:: Work instructions ::
Retype only the lines from the one containing "Write a Python" through the one containing "import pandas as pd", both included, word for word. Pictures stay out of the copy.

▬▬▬▬▬▬

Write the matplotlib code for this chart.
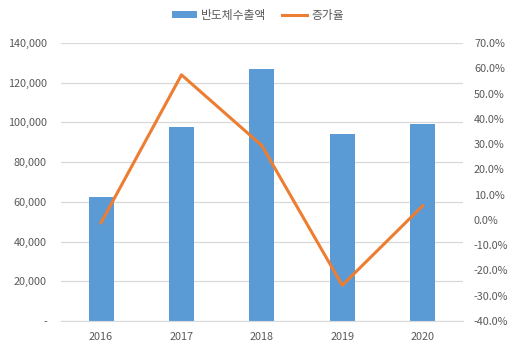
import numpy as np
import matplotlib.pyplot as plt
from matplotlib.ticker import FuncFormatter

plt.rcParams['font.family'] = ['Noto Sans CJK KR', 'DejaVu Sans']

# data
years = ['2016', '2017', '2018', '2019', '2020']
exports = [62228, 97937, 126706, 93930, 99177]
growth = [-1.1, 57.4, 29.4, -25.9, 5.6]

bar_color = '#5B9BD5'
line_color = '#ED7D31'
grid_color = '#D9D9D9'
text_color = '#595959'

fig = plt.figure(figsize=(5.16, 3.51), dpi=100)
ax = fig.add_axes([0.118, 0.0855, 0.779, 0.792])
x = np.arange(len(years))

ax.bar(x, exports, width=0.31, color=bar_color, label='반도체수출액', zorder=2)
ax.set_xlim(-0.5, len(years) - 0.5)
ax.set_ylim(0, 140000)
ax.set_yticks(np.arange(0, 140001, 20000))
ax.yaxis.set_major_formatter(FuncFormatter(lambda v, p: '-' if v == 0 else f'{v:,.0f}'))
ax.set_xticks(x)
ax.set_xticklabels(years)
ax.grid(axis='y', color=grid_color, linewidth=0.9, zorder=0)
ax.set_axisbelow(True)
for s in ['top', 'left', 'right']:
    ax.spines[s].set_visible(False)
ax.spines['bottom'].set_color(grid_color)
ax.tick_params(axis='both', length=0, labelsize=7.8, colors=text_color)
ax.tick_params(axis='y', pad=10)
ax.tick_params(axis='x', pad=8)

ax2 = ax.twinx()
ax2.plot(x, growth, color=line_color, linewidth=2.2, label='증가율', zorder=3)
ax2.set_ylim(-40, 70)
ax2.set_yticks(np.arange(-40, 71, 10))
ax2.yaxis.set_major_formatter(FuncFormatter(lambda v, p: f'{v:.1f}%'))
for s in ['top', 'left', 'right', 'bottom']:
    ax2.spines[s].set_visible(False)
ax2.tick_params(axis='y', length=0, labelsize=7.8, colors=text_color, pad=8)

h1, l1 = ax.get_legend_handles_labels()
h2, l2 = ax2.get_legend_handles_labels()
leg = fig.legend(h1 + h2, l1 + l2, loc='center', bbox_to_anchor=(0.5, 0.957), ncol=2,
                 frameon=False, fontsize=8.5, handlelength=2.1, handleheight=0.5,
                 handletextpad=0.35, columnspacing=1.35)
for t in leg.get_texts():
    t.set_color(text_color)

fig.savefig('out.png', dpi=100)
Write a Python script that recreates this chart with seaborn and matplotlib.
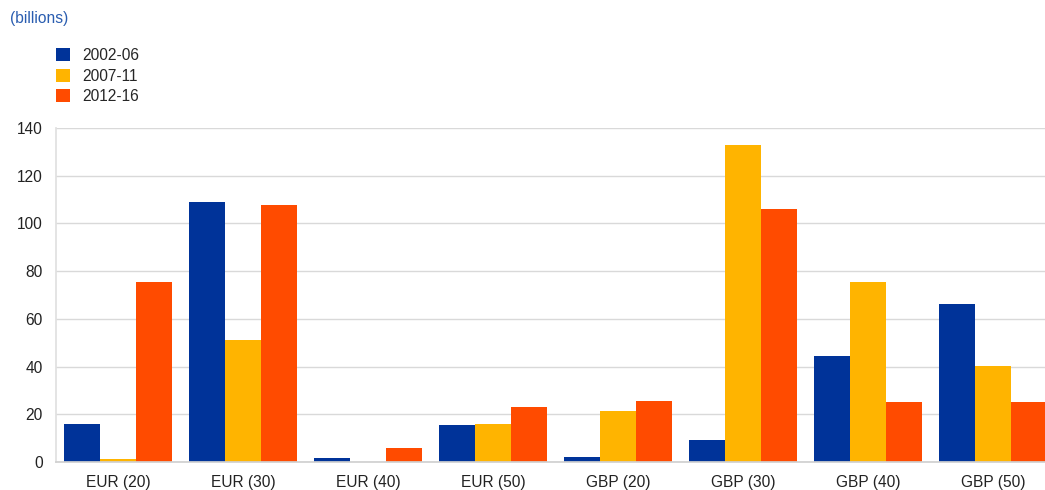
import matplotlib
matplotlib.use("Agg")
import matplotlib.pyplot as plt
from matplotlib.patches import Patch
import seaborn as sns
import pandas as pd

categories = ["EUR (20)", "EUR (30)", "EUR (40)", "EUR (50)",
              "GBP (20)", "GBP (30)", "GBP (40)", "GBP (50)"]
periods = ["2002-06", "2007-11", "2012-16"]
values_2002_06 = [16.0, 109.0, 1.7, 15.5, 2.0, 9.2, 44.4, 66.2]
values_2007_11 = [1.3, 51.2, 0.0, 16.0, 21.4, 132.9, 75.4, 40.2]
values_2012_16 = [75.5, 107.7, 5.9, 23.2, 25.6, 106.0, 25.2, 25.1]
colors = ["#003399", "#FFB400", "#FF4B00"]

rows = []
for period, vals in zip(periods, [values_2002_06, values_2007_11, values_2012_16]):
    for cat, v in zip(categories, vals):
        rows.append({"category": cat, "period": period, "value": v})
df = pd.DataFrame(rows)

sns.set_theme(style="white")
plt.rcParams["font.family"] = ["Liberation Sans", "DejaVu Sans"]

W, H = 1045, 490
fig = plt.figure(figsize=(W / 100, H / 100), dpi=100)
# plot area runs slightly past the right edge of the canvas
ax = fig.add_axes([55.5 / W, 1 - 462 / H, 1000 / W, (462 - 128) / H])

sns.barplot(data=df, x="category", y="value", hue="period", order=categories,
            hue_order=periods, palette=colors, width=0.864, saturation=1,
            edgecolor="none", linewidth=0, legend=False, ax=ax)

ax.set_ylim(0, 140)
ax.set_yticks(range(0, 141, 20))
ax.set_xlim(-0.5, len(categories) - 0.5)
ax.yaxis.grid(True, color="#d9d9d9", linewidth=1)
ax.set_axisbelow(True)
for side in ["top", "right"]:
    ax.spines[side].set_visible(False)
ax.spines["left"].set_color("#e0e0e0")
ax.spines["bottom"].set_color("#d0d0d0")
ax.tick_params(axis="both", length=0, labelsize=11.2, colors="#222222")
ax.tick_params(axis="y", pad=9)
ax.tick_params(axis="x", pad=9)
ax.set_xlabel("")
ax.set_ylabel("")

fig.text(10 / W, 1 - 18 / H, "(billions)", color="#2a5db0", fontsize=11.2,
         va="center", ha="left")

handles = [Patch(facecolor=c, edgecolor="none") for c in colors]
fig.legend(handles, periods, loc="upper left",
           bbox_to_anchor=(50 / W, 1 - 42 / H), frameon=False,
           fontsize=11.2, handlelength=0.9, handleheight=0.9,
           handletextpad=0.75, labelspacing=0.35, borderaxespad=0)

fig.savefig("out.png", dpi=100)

▬▬▬▬▬▬

:: Task solution ::
Write a Python script that recreates this chart with seaborn and matplotlib.
import matplotlib
matplotlib.use("Agg")
import matplotlib.pyplot as plt
from matplotlib.patches import Patch
import seaborn as sns
import pandas as pd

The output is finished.